**Exercise prompt:** Begin at the first line of the data and copy each line through the one containing "const yearStep = 2", that line included, with no pictures.

**Dataset section:**
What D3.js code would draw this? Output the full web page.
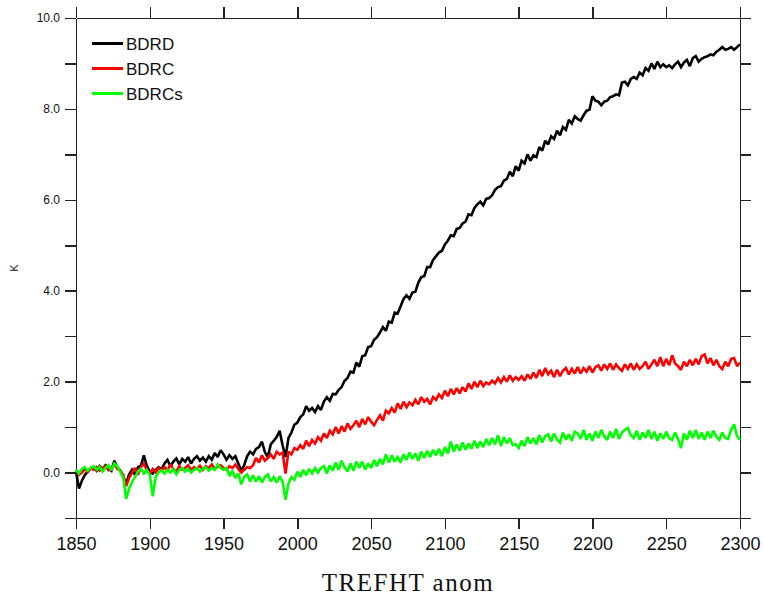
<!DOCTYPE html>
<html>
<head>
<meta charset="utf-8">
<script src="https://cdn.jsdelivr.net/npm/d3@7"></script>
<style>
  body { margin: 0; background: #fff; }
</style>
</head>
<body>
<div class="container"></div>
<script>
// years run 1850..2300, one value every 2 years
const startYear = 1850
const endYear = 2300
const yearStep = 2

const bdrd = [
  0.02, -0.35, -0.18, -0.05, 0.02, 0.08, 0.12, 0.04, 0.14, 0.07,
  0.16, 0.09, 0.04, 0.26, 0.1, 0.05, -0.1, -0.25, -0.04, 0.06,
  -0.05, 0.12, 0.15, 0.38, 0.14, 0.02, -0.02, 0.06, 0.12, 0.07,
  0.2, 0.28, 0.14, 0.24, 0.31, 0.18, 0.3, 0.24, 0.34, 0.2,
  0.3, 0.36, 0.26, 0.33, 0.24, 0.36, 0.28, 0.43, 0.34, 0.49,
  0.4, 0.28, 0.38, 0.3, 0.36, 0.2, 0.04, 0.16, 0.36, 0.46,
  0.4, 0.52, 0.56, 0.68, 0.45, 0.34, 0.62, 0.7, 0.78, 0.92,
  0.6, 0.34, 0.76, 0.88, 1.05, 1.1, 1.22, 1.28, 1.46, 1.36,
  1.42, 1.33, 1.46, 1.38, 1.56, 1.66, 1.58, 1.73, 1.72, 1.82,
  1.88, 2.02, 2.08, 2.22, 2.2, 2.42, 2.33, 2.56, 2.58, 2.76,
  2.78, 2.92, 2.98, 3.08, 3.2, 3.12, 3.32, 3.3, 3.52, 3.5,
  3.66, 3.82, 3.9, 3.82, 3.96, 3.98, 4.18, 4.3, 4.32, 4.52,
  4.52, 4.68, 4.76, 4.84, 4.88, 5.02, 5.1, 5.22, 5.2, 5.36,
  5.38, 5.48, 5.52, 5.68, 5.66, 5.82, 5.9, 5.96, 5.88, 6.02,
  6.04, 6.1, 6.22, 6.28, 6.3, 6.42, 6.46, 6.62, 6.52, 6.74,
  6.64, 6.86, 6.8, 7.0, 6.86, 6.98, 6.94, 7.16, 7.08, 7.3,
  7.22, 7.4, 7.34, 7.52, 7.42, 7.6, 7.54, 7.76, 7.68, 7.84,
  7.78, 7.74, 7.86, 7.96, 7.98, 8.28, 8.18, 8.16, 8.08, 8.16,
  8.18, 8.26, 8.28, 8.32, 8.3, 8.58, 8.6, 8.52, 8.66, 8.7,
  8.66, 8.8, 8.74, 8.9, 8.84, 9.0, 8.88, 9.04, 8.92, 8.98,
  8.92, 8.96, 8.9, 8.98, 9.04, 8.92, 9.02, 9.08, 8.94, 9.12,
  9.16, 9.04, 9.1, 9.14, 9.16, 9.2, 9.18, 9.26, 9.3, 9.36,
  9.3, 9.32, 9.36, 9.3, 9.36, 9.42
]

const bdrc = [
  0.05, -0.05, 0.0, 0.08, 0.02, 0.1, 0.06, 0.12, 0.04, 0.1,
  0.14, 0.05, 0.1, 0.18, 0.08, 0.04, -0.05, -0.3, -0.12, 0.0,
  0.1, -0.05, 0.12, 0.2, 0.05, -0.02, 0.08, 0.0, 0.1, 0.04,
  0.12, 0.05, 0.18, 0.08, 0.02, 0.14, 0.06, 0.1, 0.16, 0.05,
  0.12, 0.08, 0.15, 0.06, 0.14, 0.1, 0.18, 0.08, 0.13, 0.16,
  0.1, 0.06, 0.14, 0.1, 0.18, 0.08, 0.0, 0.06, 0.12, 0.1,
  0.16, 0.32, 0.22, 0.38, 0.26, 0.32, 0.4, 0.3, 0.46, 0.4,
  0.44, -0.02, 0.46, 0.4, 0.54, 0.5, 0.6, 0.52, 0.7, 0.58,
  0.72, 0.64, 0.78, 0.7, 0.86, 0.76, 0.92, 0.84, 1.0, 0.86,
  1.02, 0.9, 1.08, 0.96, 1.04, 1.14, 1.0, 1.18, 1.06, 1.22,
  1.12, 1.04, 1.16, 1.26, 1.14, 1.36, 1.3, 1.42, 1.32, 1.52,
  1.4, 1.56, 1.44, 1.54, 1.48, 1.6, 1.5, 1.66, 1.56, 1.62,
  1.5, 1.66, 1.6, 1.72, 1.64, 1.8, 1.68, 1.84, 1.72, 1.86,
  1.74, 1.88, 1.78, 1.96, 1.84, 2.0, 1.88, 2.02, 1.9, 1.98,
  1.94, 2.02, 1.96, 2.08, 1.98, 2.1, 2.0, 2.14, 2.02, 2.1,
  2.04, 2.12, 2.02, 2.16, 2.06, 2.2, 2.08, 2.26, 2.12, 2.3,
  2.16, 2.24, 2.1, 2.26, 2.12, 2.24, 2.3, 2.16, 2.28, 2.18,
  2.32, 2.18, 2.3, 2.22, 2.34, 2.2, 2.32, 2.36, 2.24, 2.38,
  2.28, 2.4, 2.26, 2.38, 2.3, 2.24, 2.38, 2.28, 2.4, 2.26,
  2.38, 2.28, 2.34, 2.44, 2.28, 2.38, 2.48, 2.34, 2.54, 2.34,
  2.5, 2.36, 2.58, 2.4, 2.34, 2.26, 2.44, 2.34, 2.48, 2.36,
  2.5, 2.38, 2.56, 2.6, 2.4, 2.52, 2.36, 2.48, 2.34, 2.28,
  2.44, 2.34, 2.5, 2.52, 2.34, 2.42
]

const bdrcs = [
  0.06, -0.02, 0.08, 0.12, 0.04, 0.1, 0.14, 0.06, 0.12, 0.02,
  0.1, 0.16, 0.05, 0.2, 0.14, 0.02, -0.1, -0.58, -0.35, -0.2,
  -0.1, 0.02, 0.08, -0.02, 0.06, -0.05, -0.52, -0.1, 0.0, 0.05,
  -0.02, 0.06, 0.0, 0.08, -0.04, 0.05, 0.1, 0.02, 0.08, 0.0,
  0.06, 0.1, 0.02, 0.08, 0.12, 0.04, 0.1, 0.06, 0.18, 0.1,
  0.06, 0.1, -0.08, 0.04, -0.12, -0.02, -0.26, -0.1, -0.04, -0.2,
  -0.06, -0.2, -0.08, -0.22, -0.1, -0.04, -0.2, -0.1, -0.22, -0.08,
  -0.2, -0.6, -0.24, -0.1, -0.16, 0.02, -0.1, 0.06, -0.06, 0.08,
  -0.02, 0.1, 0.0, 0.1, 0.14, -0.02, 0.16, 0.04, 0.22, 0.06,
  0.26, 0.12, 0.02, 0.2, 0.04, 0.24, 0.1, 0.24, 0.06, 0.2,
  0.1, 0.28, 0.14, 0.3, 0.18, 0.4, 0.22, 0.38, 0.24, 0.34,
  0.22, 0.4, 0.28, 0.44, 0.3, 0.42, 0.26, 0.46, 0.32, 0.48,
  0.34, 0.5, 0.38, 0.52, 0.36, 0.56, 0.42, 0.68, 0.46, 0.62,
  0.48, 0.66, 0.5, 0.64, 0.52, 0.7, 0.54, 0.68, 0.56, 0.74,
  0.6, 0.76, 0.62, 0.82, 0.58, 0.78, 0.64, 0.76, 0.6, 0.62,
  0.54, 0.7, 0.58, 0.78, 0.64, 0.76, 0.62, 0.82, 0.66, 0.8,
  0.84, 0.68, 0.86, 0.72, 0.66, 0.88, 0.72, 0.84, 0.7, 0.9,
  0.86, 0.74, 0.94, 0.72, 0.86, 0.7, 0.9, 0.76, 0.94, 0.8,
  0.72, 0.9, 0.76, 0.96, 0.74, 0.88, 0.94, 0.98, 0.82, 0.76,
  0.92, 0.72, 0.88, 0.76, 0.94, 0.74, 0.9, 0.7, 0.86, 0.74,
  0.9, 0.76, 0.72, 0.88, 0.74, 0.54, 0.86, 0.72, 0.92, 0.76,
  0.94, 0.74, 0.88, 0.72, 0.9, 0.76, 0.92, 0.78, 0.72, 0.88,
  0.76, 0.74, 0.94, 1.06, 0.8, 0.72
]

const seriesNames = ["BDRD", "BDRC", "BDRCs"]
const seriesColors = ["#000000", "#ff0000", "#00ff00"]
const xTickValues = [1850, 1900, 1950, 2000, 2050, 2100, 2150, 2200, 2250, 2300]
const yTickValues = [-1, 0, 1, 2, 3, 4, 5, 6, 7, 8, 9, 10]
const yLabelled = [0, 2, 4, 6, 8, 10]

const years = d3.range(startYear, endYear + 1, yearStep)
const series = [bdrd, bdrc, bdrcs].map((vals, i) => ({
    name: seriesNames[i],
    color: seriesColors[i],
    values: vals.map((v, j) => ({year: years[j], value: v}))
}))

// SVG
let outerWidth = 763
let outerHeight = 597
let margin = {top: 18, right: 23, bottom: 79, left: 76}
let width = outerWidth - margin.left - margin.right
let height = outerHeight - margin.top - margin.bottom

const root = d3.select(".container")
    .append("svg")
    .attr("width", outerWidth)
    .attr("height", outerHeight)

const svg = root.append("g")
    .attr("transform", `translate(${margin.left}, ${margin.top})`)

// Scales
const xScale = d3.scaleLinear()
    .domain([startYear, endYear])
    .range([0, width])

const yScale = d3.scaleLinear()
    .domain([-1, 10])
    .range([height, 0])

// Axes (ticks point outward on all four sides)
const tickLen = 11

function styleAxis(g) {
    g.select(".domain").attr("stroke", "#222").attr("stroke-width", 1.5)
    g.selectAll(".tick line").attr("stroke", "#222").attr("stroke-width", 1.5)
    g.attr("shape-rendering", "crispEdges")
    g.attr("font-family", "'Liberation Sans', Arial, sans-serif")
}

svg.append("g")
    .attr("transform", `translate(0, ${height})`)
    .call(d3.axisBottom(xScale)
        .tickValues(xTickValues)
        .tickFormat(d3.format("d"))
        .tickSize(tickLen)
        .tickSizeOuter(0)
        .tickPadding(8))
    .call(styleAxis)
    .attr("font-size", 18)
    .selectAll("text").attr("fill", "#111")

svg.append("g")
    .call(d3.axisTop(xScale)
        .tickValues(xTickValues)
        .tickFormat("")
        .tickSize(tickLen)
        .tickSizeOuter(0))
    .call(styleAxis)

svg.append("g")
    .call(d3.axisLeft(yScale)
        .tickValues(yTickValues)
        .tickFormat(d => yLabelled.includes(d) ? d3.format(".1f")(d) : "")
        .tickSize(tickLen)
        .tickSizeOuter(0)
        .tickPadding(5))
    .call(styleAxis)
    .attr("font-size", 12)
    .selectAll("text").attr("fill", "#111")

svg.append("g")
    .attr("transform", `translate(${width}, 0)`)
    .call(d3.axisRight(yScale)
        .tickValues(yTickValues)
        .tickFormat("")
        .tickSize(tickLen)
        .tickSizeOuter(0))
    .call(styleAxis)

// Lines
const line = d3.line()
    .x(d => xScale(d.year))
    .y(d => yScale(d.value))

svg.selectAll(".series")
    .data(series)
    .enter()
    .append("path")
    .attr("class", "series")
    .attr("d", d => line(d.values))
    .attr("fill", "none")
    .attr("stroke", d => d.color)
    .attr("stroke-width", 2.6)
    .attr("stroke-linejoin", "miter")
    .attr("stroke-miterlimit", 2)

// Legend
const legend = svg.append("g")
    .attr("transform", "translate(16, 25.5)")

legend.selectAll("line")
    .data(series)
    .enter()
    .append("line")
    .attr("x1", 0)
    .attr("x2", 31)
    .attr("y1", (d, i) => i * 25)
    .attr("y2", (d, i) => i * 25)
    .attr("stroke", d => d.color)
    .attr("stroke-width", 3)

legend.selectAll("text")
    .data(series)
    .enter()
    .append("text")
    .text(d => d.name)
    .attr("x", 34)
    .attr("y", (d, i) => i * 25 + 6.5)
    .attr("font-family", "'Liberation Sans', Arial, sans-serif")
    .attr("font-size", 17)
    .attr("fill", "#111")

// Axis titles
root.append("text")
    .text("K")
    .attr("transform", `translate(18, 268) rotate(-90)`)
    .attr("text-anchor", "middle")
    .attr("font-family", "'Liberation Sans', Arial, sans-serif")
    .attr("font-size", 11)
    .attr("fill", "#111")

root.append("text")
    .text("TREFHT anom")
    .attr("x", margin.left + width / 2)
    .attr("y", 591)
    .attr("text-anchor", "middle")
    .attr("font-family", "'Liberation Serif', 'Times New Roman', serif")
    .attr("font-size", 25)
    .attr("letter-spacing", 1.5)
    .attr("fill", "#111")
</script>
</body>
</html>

**Written solution:**
What D3.js code would draw this? Output the full web page.
<!DOCTYPE html>
<html>
<head>
<meta charset="utf-8">
<script src="https://cdn.jsdelivr.net/npm/d3@7"></script>
<style>
  body { margin: 0; background: #fff; }
</style>
</head>
<body>
<div class="container"></div>
<script>
// years run 1850..2300, one value every 2 years
const startYear = 1850
const endYear = 2300
const yearStep = 2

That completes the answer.